Chronique

Didier Petit

D’accord

Label / Distribution : Rogue Art

Il s’est passé 18 ans depuis Déviation, les trois premières faces de violoncelle seul de Didier Petit. Dix-huit années qui ont conduit à ce D’accord, respectivement 7e, 8e et neuvième volet d’une œuvre qui peut s’écouter indépendamment mais aime à respecter une certaine progression. Comme dans les précédentes productions (on pensera à Don’t Explain paru il y a déjà 9 ans…), D’accord a une forte dimension autobiographique, davantage journal intime au long cours que récit de voyage. Certes, il conte la rencontre fondatrice du violoncelliste avec l’Asie dans le remarquable « Le Printemps se lève à l’Est », où la précision microtonale de l’instrument laisse rêveur ; mais c’est sous l’angle du ressenti. L’orientalisme est très présent dans ces parties qui s’éloignent de l’horizon étasunien à mesure que Didier Petit prend de l’altitude.
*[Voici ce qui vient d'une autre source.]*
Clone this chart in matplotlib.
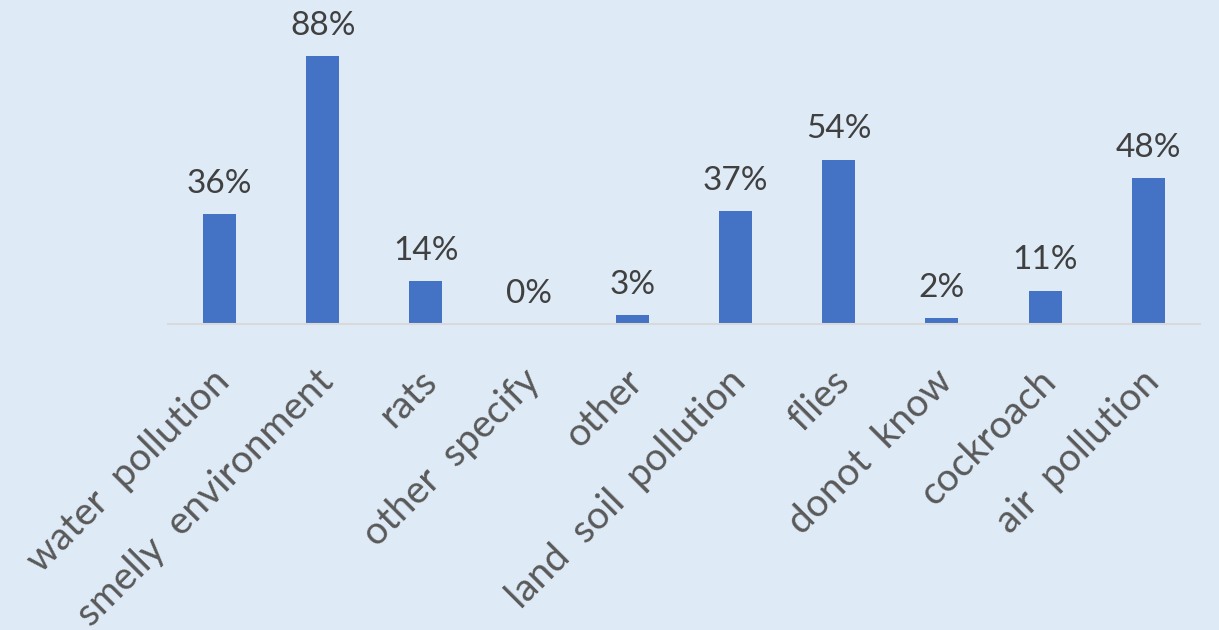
import numpy as np
import matplotlib.pyplot as plt
from matplotlib.transforms import ScaledTranslation

categories = ["water  pollution", "smelly  environment", "rats", "other  specify",
              "other", "land  soil  pollution", "flies", "donot  know",
              "cockroach", "air  pollution"]
values = [36, 88, 14, 0, 3, 37, 54, 2, 11, 48]
labels = ["36%", "88%", "14%", "0%", "3%", "37%", "54%", "2%", "11%", "48%"]

bg = "#DEEAF6"
bar_color = "#4472C4"

plt.rcParams['font.family'] = ['Lato', 'DejaVu Sans']

fig = plt.figure(figsize=(12.19, 6.3), dpi=100, facecolor=bg)
ax = fig.add_axes([0.1378, 0.4857, 0.8466, 0.4833], facecolor=bg)

x = np.arange(len(categories))
bars = ax.bar(x, values, width=0.32, color=bar_color)

for b, lab in zip(bars, labels):
    ax.annotate(lab, (b.get_x() + b.get_width() / 2, b.get_height()),
                xytext=(0, 11), textcoords="offset points",
                ha="center", va="bottom", fontsize=24, color="#404040")

ax.set_xlim(-0.5, len(categories) - 0.5)
ax.set_ylim(0, 100)

ax.set_xticks(x)
ax.set_xticklabels(categories, rotation=45, ha="right", rotation_mode="anchor",
                   fontsize=28, color="#595959")
ax.tick_params(axis="x", length=0, pad=28)
ax.set_yticks([])

# nudge the slanted category labels a little to the left
shift = ScaledTranslation(-8 / 100, 0, fig.dpi_scale_trans)
for t in ax.get_xticklabels():
    t.set_transform(t.get_transform() + shift)

for side in ["top", "right", "left"]:
    ax.spines[side].set_visible(False)
ax.spines["bottom"].set_color("#D9D9D9")
ax.spines["bottom"].set_linewidth(1.5)

fig.savefig("out.png", dpi=100, facecolor=bg)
Elles mènent aux étoiles, jusqu’aux « Sons de la Lune » qui évoquent, sans surprise, les Voyageurs de l’Espace.

Rêveur, D’accord l’est pleinement. Mais pas au sens des chimères de Déviation, pas les évasions de l’enfance ; D’accord contient les faces de l’âge adulte, d’une certaine forme d’accomplissement qui rend impétueux (« Paysage » dans la septième, anticipant la rythmique délicate de l’archet au cœur des « Danses au Clair Obscur ») mais aussi nostalgique (« Humeur d’une Nuit »). Ce n’est pas la mélancolie du passé. C’est la vision d’un musicien entier qui a pris tous les risques, qui tient son violoncelle comme d’autres un gouvernail et regarde le temps écoulé avec un sentiment d’accomplissement : pas de ceux qui font qu’on s’endort, mais plutôt de ceux qui donnent envie de voir plus loin, à l’image du tellurique « Le Feu de la Terre » qui précède un puissant et personnel « What a Wonderful World » psalmodié en guise de conclusion. Plus que jamais, la voix humaine et l’instrument dont elle est si proche sont imbriqués jusqu’à la symbiose. On imagine que le livret luxueux [1] de ce disque paru chez RogueArt fait la part belle aux souvenirs, aux parcours, aux rencontres, aux instants de 50 ans d’amitié avec le violoncelle à la « diversité sonore à faire pâlir certains électroacousticiens » dit il dans un texte qui accompagne l’album.

Plus posés et canalisés que les six premiers chapitres, ils ne prennent pas de détours. Vers les nues, principalement, puisque la Lune était le voyage de rêve de Déviation et que dans l’avion Zéro Gravité du CNES, le violoncelliste a tutoyé les astres. Est-ce cet abandon de repères terrestres, cette légèreté qui a transformé Didier Petit ? « Je suis différemment le même » dit-il un peu plus loin. On ne peut que l’approuver : il y a une quiétude qui englobe ce disque. Elle provient de l’archet qui replonge vers les graves, comme s’il regagnait la bonne vieille terre ferme avec la douceur d’une plume. D’accord peut bien nous annoncer que la neuvième est la dernière face, il ne s’agit en rien d’un bilan. C’est la fin d’un voyage, le retour d’Ulysse au bercail fort de ses aventures et d’une sagesse nouvelle. Prêt à repartir ailleurs, prêt à repousser plus loin les frontières de l’imaginable.

par Franpi Barriaux // Publié le 22 avril 2018
P.-S. :

[1Non disponible dans l’envoi presse.